Filter the entries that follow, copying every line in which the word "this" appears.

DATA PROVIDED:
——

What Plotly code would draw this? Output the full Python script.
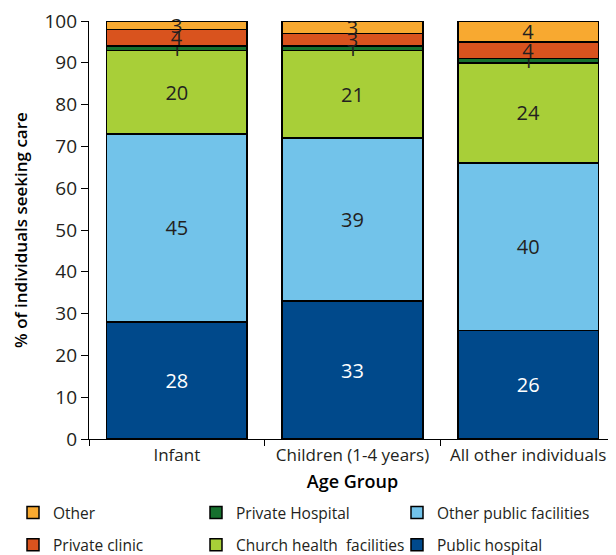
import plotly.graph_objects as go

# age groups on the x axis
GROUPS = ["Infant", "Children (1-4 years)", "All other individuals"]

# segment heights as drawn (bottom to top), and the numbers printed on them
PUBLIC_HOSPITAL = [28, 33, 26]
OTHER_PUBLIC = [45, 39, 40]
CHURCH = [20, 21, 24]
PRIVATE_HOSPITAL = [1, 1, 1]
PRIVATE_CLINIC = [4, 3, 4]
OTHER = [2, 3, 5]

PUBLIC_HOSPITAL_LBL = ["28", "33", "26"]
OTHER_PUBLIC_LBL = ["45", "39", "40"]
CHURCH_LBL = ["20", "21", "24"]
PRIVATE_HOSPITAL_LBL = ["1", "1", "1"]
PRIVATE_CLINIC_LBL = ["4", "3", "4"]
OTHER_LBL = ["3", "3", "4"]

FONT = "Open Sans"
INK = "#231f20"

# name, heights, labels, colour, text colour, legend, rank
SERIES = [
    ("Public hospital", PUBLIC_HOSPITAL, PUBLIC_HOSPITAL_LBL, "#00498b", "white", "legend3", 2),
    ("Other public facilities", OTHER_PUBLIC, OTHER_PUBLIC_LBL, "#72c3ea", INK, "legend3", 1),
    ("Church health  facilities", CHURCH, CHURCH_LBL, "#a8cf38", INK, "legend2", 2),
    ("Private Hospital", PRIVATE_HOSPITAL, PRIVATE_HOSPITAL_LBL, "#16702e", INK, "legend2", 1),
    ("Private clinic", PRIVATE_CLINIC, PRIVATE_CLINIC_LBL, "#d9531e", INK, "legend", 2),
    ("Other", OTHER, OTHER_LBL, "#f8a930", INK, "legend", 1),
]

fig = go.Figure()
for name, vals, lbls, col, tcol, leg, rank in SERIES:
    fig.add_trace(go.Bar(
        x=GROUPS, y=vals, name=name, text=lbls, textposition="inside",
        insidetextanchor="middle", textangle=0, cliponaxis=False,
        textfont=dict(family=FONT, size=20, color=tcol),
        marker=dict(color=col, line=dict(color="black", width=1.5)),
        legend=leg, legendgroup=name, legendrank=rank))

# page has an 8px body offset, so the figure is laid out in shifted coordinates
W, H = 616, 555
LEG_TOP = 488
leg_common = dict(orientation="v", xref="container", yref="container",
                  xanchor="left", yanchor="top", traceorder="grouped",
                  tracegroupgap=9, font=dict(family=FONT, size=15.5, color=INK),
                  bgcolor="rgba(0,0,0,0)", itemclick=False)

fig.update_layout(
    width=W, height=H, barmode="stack", bargap=0.2,
    plot_bgcolor="white", paper_bgcolor="white",
    margin=dict(l=81, r=8, t=13, b=124, autoexpand=False),
    font=dict(family=FONT, color=INK),
    uniformtext=dict(minsize=20, mode="show"),
    legend=dict(x=5 / W, y=1 - LEG_TOP / H, **leg_common),
    legend2=dict(x=188 / W, y=1 - LEG_TOP / H, **leg_common),
    legend3=dict(x=389 / W, y=1 - LEG_TOP / H, **leg_common),
    xaxis=dict(showline=True, linecolor="black", linewidth=1.2, ticks="outside",
               tickson="boundaries", ticklen=6, tickcolor="black", automargin=True,
               tickfont=dict(family=FONT, size=17, color=INK),
               title=dict(text="Age Group", standoff=10,
                          font=dict(family=FONT, size=18, color="black", weight=600))),
    yaxis=dict(range=[0, 100], dtick=10, showgrid=False, zeroline=False,
               showline=True, linecolor="black", linewidth=1.2, ticks="outside",
               ticklen=7, tickcolor="black", ticklabeloverflow="allow",
               tickfont=dict(family=FONT, size=19, color=INK)),
    annotations=[dict(text="% of individuals seeking care", textangle=-90,
                      xref="paper", yref="paper", x=-0.131, y=0.5,
                      xanchor="center", yanchor="middle", showarrow=False,
                      font=dict(family=FONT, size=17, color="black", weight=600))],
)

fig.write_html("out.html")
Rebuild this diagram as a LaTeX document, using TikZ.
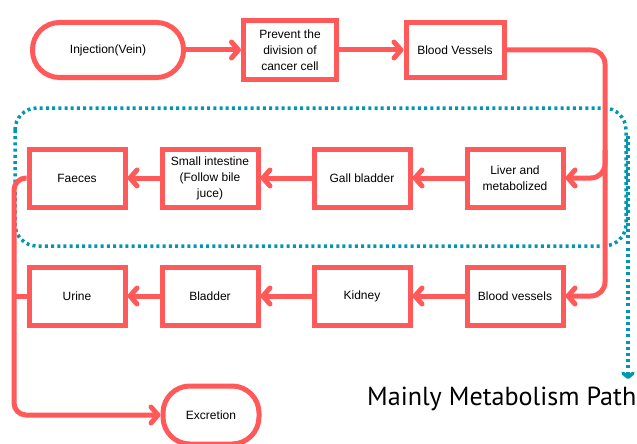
\documentclass[tikz,border=0pt]{standalone}
\usepackage{fontspec}
\setmainfont{Liberation Sans}
\newfontfamily\pathfont{PT Sans}
\usetikzlibrary{arrows.meta}
\definecolor{redc}{RGB}{255,89,89}
\definecolor{tealc}{RGB}{0,151,178}
\tikzset{
  box/.style={draw=redc, line width=5pt, minimum width=96pt, minimum height=58pt,
    align=center, inner sep=2pt, font=\fontsize{12}{16}\selectfont, text=black},
  pill/.style={box, rounded corners=27pt},
  link/.style={draw=redc, line width=5pt,
    -{Straight Barb[length=7pt,width=16pt,line cap=round,line join=round]}},
  plain/.style={draw=redc, line width=5pt},
  dotline/.style={draw=tealc, line width=3.5pt, dash pattern=on 3pt off 3.2pt}
}
\begin{document}
\begin{tikzpicture}[x=1pt,y=-1pt]
\useasboundingbox (0,0) rectangle (637,444);
% dotted region
\draw[dotline, rounded corners=22pt] (15,108) rectangle (626,246);
\coordinate (dstart) at (628,136);
\coordinate (dend) at (628,379);
\draw[dotline, -{Straight Barb[length=4pt,width=10pt,line cap=round,line join=round]}] (dstart) -- (dend);
% nodes
\node[pill, minimum width=151pt, minimum height=55pt] (inj) at (108,50) {Injection(Vein)};
\node[box, minimum width=93pt, minimum height=58pt] (prev) at (290,50) {Prevent the\\division of\\cancer cell};
\node[box, minimum width=98pt, minimum height=55pt] (bv1) at (455,50) {Blood Vessels};
\node[box] (liver) at (515,178) {Liver and\\metabolized};
\node[box] (gall) at (362,178) {Gall bladder};
\node[box] (small) at (210,178) {Small intestine\\(Follow bile\\juce)};
\node[box] (faeces) at (77,178) {Faeces};
\node[box] (bv2) at (515,296) {Blood vessels};
\node[box] (kidney) at (362,296) {Kidney};
\node[box] (bladder) at (210,296) {Bladder};
\node[box] (urine) at (77,296) {Urine};
\node[pill, minimum height=58pt] (exc) at (211,415) {Excretion};
% connectors
\draw[link] (inj) -- (prev);
\draw[link] (prev) -- (bv1);
\coordinate (rtop) at (605,50);
\coordinate (rmid) at (605,150);
\coordinate (rbot) at (605,296);
\draw[link, rounded corners=14pt] (bv1.east) -- (rtop) -- (rbot) -- (bv2.east);
\draw[link, rounded corners=14pt] (rmid) |- (liver.east);
\draw[link] (liver) -- (gall);
\draw[link] (gall) -- (small);
\draw[link] (small) -- (faeces);
\draw[link] (bv2) -- (kidney);
\draw[link] (kidney) -- (bladder);
\draw[link] (bladder) -- (urine);
\coordinate (ltop) at (14,178);
\coordinate (lmid) at (14,296);
\coordinate (lbot) at (14,415);
\draw[link, rounded corners=12pt] (faeces.west) -- (ltop) -- (lbot) -- (exc.west);
\draw[plain] (urine.west) -- (lmid);
% label
\node[anchor=base west, inner sep=0pt, text=black] (lbl) at (367,405)
  {\resizebox{269pt}{!}{\pathfont Mainly Metabolism Path}};
\end{tikzpicture}
\end{document}
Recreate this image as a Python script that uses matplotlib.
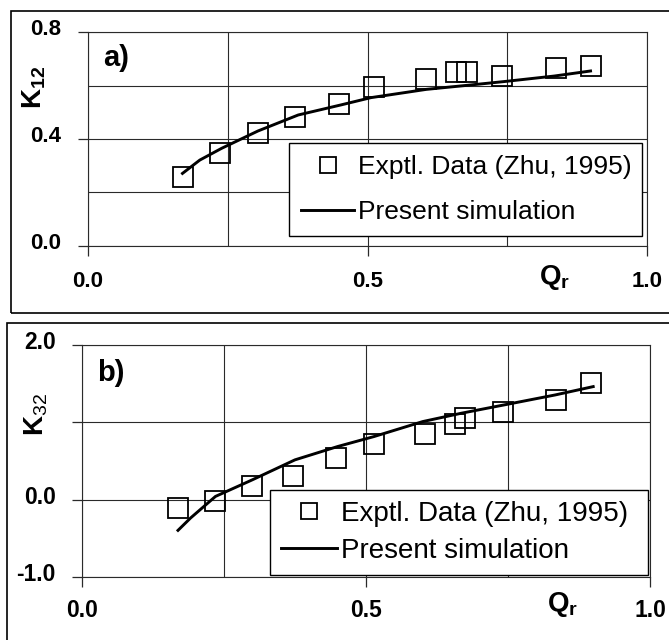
import matplotlib
matplotlib.use("Agg")
import matplotlib.pyplot as plt
import matplotlib.transforms as mtransforms
from matplotlib.patches import Rectangle
from matplotlib.ticker import MultipleLocator, FixedLocator

plt.rcParams['font.family'] = ['Liberation Sans', 'DejaVu Sans']
plt.rcParams['mathtext.fontset'] = 'custom'
plt.rcParams['mathtext.rm'] = 'Liberation Sans'
plt.rcParams['mathtext.bf'] = 'Liberation Sans:bold'
plt.rcParams['mathtext.it'] = 'Liberation Sans:italic'

# ---- data: panel a (K12) ----
exp_x_a = [0.170, 0.237, 0.304, 0.370, 0.449, 0.511, 0.604, 0.659, 0.678, 0.741, 0.837, 0.899]
exp_y_a = [0.259, 0.346, 0.421, 0.481, 0.531, 0.594, 0.625, 0.652, 0.652, 0.636, 0.665, 0.675]
sim_x_a = [0.169, 0.200, 0.239, 0.304, 0.376, 0.453, 0.506, 0.605, 0.682, 0.743, 0.834, 0.899]
sim_y_a = [0.271, 0.321, 0.365, 0.430, 0.490, 0.528, 0.555, 0.586, 0.602, 0.615, 0.636, 0.655]

# ---- data: panel b (K32) ----
exp_x_b = [0.169, 0.235, 0.300, 0.371, 0.448, 0.514, 0.604, 0.656, 0.675, 0.741, 0.835, 0.896]
exp_y_b = [-0.109, -0.014, 0.171, 0.300, 0.537, 0.717, 0.851, 0.980, 1.053, 1.139, 1.290, 1.505]
sim_x_b = [0.169, 0.191, 0.235, 0.300, 0.375, 0.450, 0.514, 0.600, 0.668, 0.743, 0.833, 0.900]
sim_y_b = [-0.397, -0.238, 0.042, 0.257, 0.515, 0.687, 0.816, 1.010, 1.118, 1.225, 1.354, 1.462]

xticks = [0.0, 0.5, 1.0]
xtick_labels = ['0.0', '0.5', '1.0']
yticks_a = [0.0, 0.4, 0.8]
ytick_labels_a = ['0.0', '0.4', '0.8']
yticks_b = [-1.0, 0.0, 1.0, 2.0]
ytick_labels_b = ['-1.0', '0.0', '', '2.0']

legend_labels = ['Exptl. Data (Zhu, 1995)', 'Present simulation']

fig = plt.figure(figsize=(6.69, 6.40), dpi=100)

# outer frames
fig.patches.append(Rectangle((11/669, 1-313/640), 1.0, 302/640, transform=fig.transFigure,
                             fill=False, edgecolor='black', linewidth=1.2, zorder=0))
fig.patches.append(Rectangle((7/669, -0.05), 1.0, 0.05 + 1-323/640, transform=fig.transFigure,
                             fill=False, edgecolor='black', linewidth=1.2, zorder=0))

ax_a = fig.add_axes([88/669, 1-245.7/640, 559/669, 213.4/640])
ax_b = fig.add_axes([82/669, 1-577/640, 568/669, 232/640])


def style(ax, xlim, ylim, yticks, yticklabels, yminor, tickfs, xpad, ypad):
    ax.set_xlim(*xlim)
    ax.set_ylim(*ylim)
    ax.xaxis.set_major_locator(FixedLocator(xticks))
    ax.set_xticklabels(xtick_labels)
    ax.xaxis.set_minor_locator(MultipleLocator(0.25))
    ax.yaxis.set_major_locator(FixedLocator(yticks))
    ax.set_yticklabels(yticklabels)
    ax.yaxis.set_minor_locator(MultipleLocator(yminor))
    ax.grid(True, which='both', color='#2a2a2a', linewidth=0.8)
    ax.set_axisbelow(True)
    for s in ax.spines.values():
        s.set_color('#2a2a2a')
        s.set_linewidth(0.8)
    ax.tick_params(which='major', direction='out', length=7, width=0.9, color='#2a2a2a')
    ax.tick_params(axis='x', which='major', pad=xpad)
    ax.tick_params(axis='y', which='major', pad=ypad)
    ax.tick_params(which='minor', length=0)
    for lab in ax.get_xticklabels() + ax.get_yticklabels():
        lab.set_fontsize(tickfs)
        lab.set_fontweight('bold')
    off = mtransforms.ScaledTranslation(0, 5/100, fig.dpi_scale_trans)
    for lab in ax.get_yticklabels():
        lab.set_transform(lab.get_transform() + off)


style(ax_a, (0, 1), (0, 0.8), yticks_a, ytick_labels_a, 0.2, 16, 11, 12)
style(ax_b, (0, 1), (-1, 2), yticks_b, ytick_labels_b, 1.0, 16.5, 9, 12)

mk = dict(marker='s', markersize=14.5, markerfacecolor='none', markeredgecolor='black',
          markeredgewidth=1.3, linestyle='none')

for ax, ex, ey, sx, sy, lbl, leg_bbox, legfs, lspace, bpad in [
        (ax_a, exp_x_a, exp_y_a, sim_x_a, sim_y_a, 'a)', (0.36, 0.045, 0.631, 0.437), 19, 0.8, 0.45),
        (ax_b, exp_x_b, exp_y_b, sim_x_b, sim_y_b, 'b)', (0.331, 0.017, 0.665, 0.349), 20, 0.4, 0.4)]:
    h1, = ax.plot(ex, ey, label=legend_labels[0], zorder=3, **mk)
    h2, = ax.plot(sx, sy, color='black', linewidth=2.1, label=legend_labels[1], zorder=4)
    ax.text(0.027, 0.88, lbl, transform=ax.transAxes, fontsize=21, fontweight='bold',
            ha='left', va='center')
    leg = ax.legend(handles=[h1, h2], loc='center left', bbox_to_anchor=leg_bbox, mode='expand',
                    fontsize=legfs, frameon=True, fancybox=False, shadow=False, framealpha=1,
                    edgecolor='black', handlelength=2.0, handletextpad=0.15, borderpad=bpad,
                    labelspacing=lspace, markerscale=0.82, borderaxespad=0)
    leg.get_frame().set_linewidth(1.0)
    leg.set_zorder(5)

ax_a.text(-0.097, 0.74, r'$\mathbf{K_{12}}$', transform=ax_a.transAxes, fontsize=20,
          rotation=90, ha='center', va='center')
ax_b.text(-0.080, 0.70, r'$\mathbf{K}_{\mathrm{32}}$', transform=ax_b.transAxes, fontsize=20,
          rotation=90, ha='center', va='center')
ax_a.text(0.835, -0.147, r'$\mathbf{Q_{r}}$', transform=ax_a.transAxes, fontsize=20,
          ha='center', va='center')
ax_b.text(0.847, -0.12, r'$\mathbf{Q_{r}}$', transform=ax_b.transAxes, fontsize=20,
          ha='center', va='center')

fig.savefig('out.png', dpi=100)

——

TASK ANSWER:
What Plotly code would draw this? Output the full Python script.
Rebuild this diagram as a LaTeX document, using TikZ.
Recreate this image as a Python script that uses matplotlib.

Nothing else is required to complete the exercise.